The mixture of exponential can be characterized through its density

${\displaystyle f(x)=\sum _{i=1}^{5}\alpha _{i}\lambda _{i}e^{-\lambda _{i}x}}$

or its distribution function

${\displaystyle F(x)=1-\sum _{i=1}^{5}\alpha _{i}e^{-\lambda _{i}x}.}$

This can be generalized to a mixture of ${\displaystyle n}$ exponential distributions.

#### Erlang distribution

The Erlang distribution has two parameters, the shape an integer ${\displaystyle k>0}$ and the rate ${\displaystyle \lambda >0}$. This is sometimes denoted ${\displaystyle E(k,\lambda )}$. The Erlang distribution can be written in the form of a phase-type distribution by making ${\displaystyle {S}}$ a ${\displaystyle k\times k}$ matrix with diagonal elements ${\displaystyle -\lambda }$ and super-diagonal elements ${\displaystyle \lambda }$, with the probability of starting in state 1 equal to 1. For example ${\displaystyle E(5,\lambda )}$,

${\displaystyle {\boldsymbol {\alpha }}=(1,0,0,0,0),}$

and

${\displaystyle {S}=\left[{\begin{matrix}-\lambda &\lambda &0&0&0\\0&-\lambda &\lambda &0&0\\0&0&-\lambda &\lambda &0\\0&0&0&-\lambda &\lambda \\0&0&0&0&-\lambda \\\end{matrix}}\right].}$

The hypoexponential distribution is a generalisation of the Erlang distribution by having different rates for each transition (the non-homogeneous case).

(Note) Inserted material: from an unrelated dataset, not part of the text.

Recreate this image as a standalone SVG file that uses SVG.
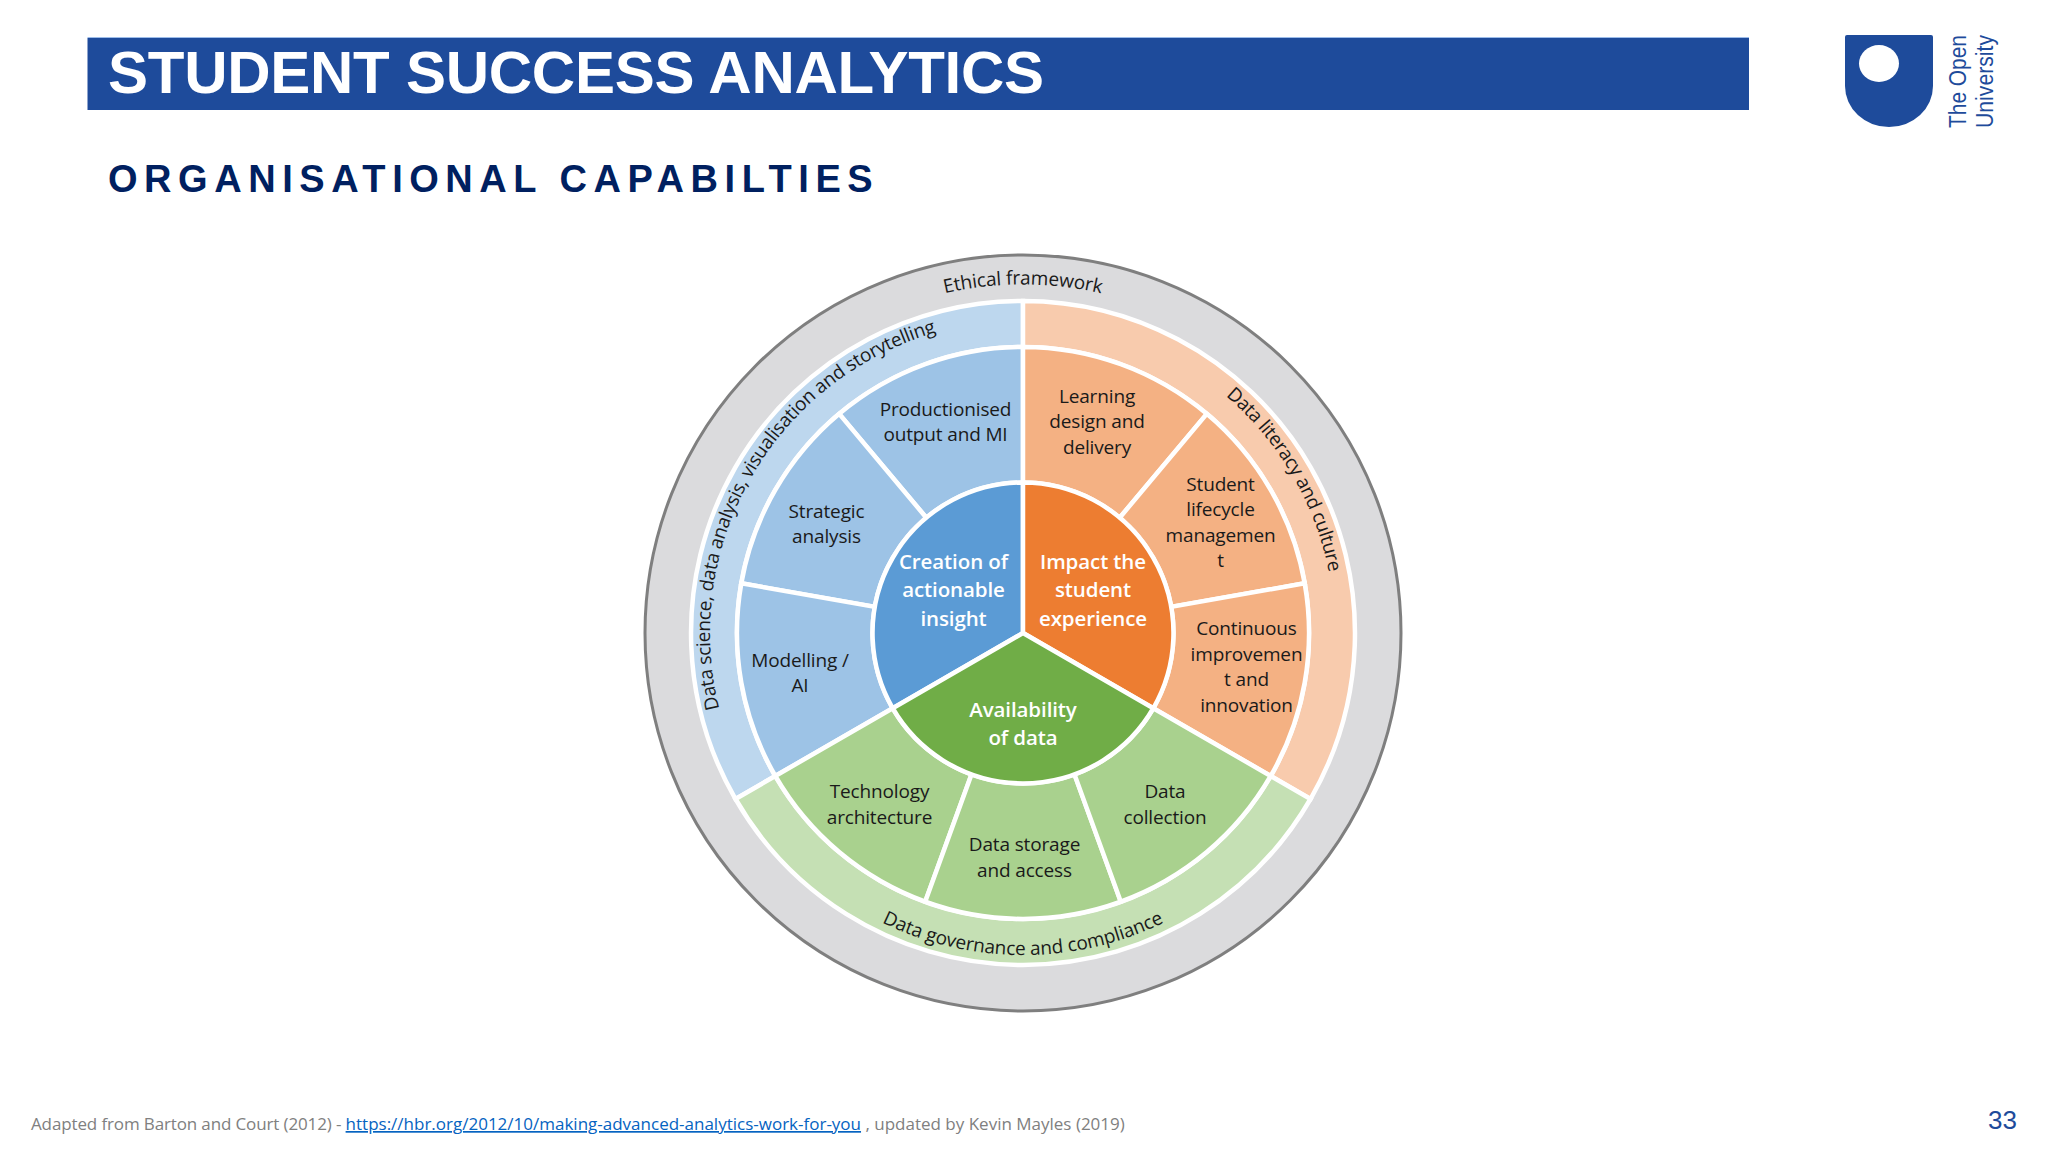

#### Mixture of Erlang distribution

The mixture of two Erlang distribution with parameter ${\displaystyle E(3,\beta _{1})}$, ${\displaystyle E(3,\beta _{2})}$ and ${\displaystyle (\alpha _{1},\alpha _{2})}$ (such that ${\displaystyle \alpha _{1}+\alpha _{2}=1}$ and ${\displaystyle \forall i,\alpha _{i}\geq 0}$) can be represented as a phase type distribution with

${\displaystyle {\boldsymbol {\alpha }}=(\alpha _{1},0,0,\alpha _{2},0,0),}$

and

${\displaystyle {S}=\left[{\begin{matrix}-\beta _{1}&\beta _{1}&0&0&0&0\\0&-\beta _{1}&\beta _{1}&0&0&0\\0&0&-\beta _{1}&0&0&0\\0&0&0&-\beta _{2}&\beta _{2}&0\\0&0&0&0&-\beta _{2}&\beta _{2}\\0&0&0&0&0&-\beta _{2}\\\end{matrix}}\right].}$

#### Coxian distribution

The Coxian distribution is a generalisation of the hypoexponential. Instead of only being able to enter the absorbing state from state k it can be reached from any phase. The phase-type representation is given by,

${\displaystyle S=\left[{\begin{matrix}-\lambda _{1}&p_{1}\lambda _{1}&0&\dots &0&0\\0&-\lambda _{2}&p_{2}\lambda _{2}&\ddots &0&0\\\vdots &\ddots &\ddots &\ddots &\ddots &\vdots \\0&0&\ddots &-\lambda _{k-2}&p_{k-2}\lambda _{k-2}&0\\0&0&\dots &0&-\lambda _{k-1}&p_{k-1}\lambda _{k-1}\\0&0&\dots &0&0&-\lambda _{k}\end{matrix}}\right]}$

and

${\displaystyle {\boldsymbol {\alpha }}=(1,0,\dots ,0),}$

where ${\displaystyle 0, in the case where all ${\displaystyle p_{i}=1}$ we have the hypoexponential distribution. The Coxian distribution is extremly important as any acyclic phase-type distribution has an equivalent Coxian representation.

The generalised Coxian distribution relaxes the condition that requires starting in the first phase.